# DATA FOR THIS TASK
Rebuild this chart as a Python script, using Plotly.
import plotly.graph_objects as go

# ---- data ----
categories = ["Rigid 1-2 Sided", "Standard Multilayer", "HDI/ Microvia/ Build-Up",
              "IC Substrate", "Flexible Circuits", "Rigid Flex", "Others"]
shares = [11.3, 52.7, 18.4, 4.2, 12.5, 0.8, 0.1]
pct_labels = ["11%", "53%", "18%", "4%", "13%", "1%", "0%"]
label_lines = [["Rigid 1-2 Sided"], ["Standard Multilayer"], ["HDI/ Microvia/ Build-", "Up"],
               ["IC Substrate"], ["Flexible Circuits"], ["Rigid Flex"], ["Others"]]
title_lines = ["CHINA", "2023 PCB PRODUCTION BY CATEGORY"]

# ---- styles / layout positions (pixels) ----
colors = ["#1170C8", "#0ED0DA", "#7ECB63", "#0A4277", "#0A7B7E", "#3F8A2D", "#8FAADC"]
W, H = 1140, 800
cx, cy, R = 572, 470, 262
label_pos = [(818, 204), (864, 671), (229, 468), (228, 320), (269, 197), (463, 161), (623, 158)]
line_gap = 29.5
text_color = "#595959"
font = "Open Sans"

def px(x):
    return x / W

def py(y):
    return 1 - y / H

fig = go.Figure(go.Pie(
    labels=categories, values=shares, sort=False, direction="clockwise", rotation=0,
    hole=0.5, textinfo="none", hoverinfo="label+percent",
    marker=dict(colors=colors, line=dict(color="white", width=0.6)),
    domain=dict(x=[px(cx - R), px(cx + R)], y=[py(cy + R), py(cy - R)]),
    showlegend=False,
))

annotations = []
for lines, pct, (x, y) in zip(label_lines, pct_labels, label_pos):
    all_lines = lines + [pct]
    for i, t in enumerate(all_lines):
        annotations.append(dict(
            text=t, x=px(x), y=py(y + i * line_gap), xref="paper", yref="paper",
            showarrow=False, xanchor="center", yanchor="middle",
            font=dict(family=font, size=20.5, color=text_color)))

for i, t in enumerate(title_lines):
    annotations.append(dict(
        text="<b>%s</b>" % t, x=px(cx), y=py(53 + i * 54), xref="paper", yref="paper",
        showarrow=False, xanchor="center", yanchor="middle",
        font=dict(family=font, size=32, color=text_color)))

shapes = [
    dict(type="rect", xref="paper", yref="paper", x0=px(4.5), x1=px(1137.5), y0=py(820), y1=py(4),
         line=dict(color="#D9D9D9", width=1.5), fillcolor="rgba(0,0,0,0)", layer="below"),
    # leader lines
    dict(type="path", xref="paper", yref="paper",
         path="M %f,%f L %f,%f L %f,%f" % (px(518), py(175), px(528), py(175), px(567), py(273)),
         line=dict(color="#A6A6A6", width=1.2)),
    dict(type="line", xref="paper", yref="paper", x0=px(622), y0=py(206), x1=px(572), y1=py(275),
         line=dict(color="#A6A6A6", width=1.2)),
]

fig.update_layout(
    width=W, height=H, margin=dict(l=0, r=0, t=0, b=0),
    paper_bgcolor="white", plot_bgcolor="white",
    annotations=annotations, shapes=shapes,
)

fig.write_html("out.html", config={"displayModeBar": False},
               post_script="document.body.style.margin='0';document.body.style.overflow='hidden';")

* * *

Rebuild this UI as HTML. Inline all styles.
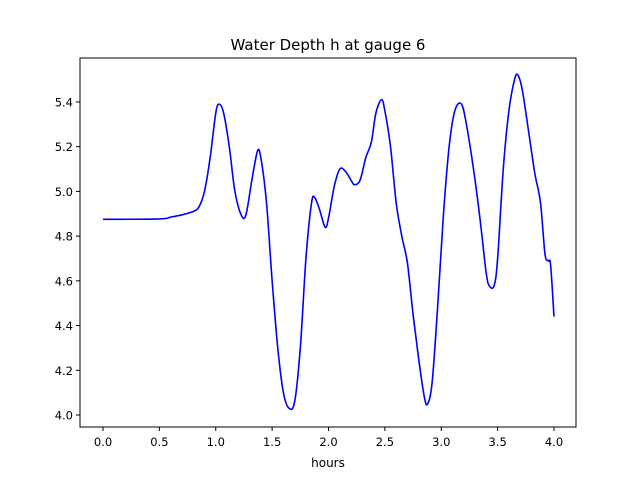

==

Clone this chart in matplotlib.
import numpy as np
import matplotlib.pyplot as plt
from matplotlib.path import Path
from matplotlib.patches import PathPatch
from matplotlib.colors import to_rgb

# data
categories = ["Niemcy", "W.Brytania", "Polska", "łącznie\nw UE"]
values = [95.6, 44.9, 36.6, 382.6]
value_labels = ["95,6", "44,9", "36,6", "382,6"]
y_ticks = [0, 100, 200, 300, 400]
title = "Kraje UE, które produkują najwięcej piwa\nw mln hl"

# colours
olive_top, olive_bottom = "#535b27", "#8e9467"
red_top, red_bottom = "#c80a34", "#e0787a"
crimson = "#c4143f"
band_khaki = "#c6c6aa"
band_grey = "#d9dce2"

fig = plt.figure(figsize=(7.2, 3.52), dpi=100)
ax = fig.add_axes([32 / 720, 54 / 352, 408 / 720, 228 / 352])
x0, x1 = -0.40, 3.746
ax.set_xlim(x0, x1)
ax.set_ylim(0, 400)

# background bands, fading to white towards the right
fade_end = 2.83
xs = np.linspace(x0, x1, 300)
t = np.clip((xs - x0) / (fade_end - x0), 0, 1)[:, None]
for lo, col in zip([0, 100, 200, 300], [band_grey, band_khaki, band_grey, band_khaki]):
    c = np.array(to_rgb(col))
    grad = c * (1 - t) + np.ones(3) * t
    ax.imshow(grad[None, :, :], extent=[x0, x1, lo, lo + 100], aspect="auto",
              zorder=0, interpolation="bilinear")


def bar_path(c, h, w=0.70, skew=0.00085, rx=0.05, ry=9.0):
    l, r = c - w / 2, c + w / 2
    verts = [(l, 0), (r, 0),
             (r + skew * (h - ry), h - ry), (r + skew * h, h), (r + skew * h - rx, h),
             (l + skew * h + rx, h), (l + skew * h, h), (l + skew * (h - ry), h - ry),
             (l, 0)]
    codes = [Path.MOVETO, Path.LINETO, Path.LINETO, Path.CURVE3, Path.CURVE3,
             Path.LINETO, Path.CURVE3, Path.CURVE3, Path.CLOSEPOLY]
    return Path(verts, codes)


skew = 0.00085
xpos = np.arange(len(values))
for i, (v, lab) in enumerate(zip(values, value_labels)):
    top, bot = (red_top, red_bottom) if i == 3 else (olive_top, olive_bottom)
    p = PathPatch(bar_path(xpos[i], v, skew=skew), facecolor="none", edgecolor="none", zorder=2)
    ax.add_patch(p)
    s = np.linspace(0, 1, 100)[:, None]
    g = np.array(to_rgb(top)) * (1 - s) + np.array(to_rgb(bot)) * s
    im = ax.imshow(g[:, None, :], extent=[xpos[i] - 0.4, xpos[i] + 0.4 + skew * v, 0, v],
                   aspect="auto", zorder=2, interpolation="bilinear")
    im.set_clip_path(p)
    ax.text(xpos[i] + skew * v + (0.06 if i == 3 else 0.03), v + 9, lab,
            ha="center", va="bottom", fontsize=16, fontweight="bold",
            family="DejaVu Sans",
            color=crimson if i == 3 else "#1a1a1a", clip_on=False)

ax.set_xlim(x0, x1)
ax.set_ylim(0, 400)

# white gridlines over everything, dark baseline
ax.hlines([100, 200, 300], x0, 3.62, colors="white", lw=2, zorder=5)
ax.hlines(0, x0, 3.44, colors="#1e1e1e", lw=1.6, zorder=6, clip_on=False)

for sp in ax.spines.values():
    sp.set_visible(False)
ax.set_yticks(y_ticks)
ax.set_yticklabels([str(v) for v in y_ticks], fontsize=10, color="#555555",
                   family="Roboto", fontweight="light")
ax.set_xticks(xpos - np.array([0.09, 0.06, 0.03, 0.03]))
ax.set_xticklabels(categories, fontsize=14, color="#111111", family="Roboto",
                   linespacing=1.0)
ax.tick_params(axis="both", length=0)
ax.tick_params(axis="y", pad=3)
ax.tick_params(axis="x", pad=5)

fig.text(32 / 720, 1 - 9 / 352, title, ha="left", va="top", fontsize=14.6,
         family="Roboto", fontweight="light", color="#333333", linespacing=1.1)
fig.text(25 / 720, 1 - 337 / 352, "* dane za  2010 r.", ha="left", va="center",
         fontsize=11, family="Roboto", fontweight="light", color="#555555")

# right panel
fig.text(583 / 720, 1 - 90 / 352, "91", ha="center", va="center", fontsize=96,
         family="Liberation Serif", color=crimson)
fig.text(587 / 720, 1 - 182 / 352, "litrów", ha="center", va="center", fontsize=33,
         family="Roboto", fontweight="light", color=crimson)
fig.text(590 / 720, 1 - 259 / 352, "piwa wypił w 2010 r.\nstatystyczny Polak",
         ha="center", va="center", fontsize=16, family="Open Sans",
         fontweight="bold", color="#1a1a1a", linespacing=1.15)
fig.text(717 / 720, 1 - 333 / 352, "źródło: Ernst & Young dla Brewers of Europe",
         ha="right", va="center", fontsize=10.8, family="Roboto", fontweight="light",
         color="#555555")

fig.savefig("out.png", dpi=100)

# WHAT TO WORK ON
Repeat the span of lines that opens with the line holding "Rebuild this chart" and closes with the line holding "import plotly.graph_objects as go", exactly as it stands.

# SOLUTION BELOW
Rebuild this chart as a Python script, using Plotly.
import plotly.graph_objects as go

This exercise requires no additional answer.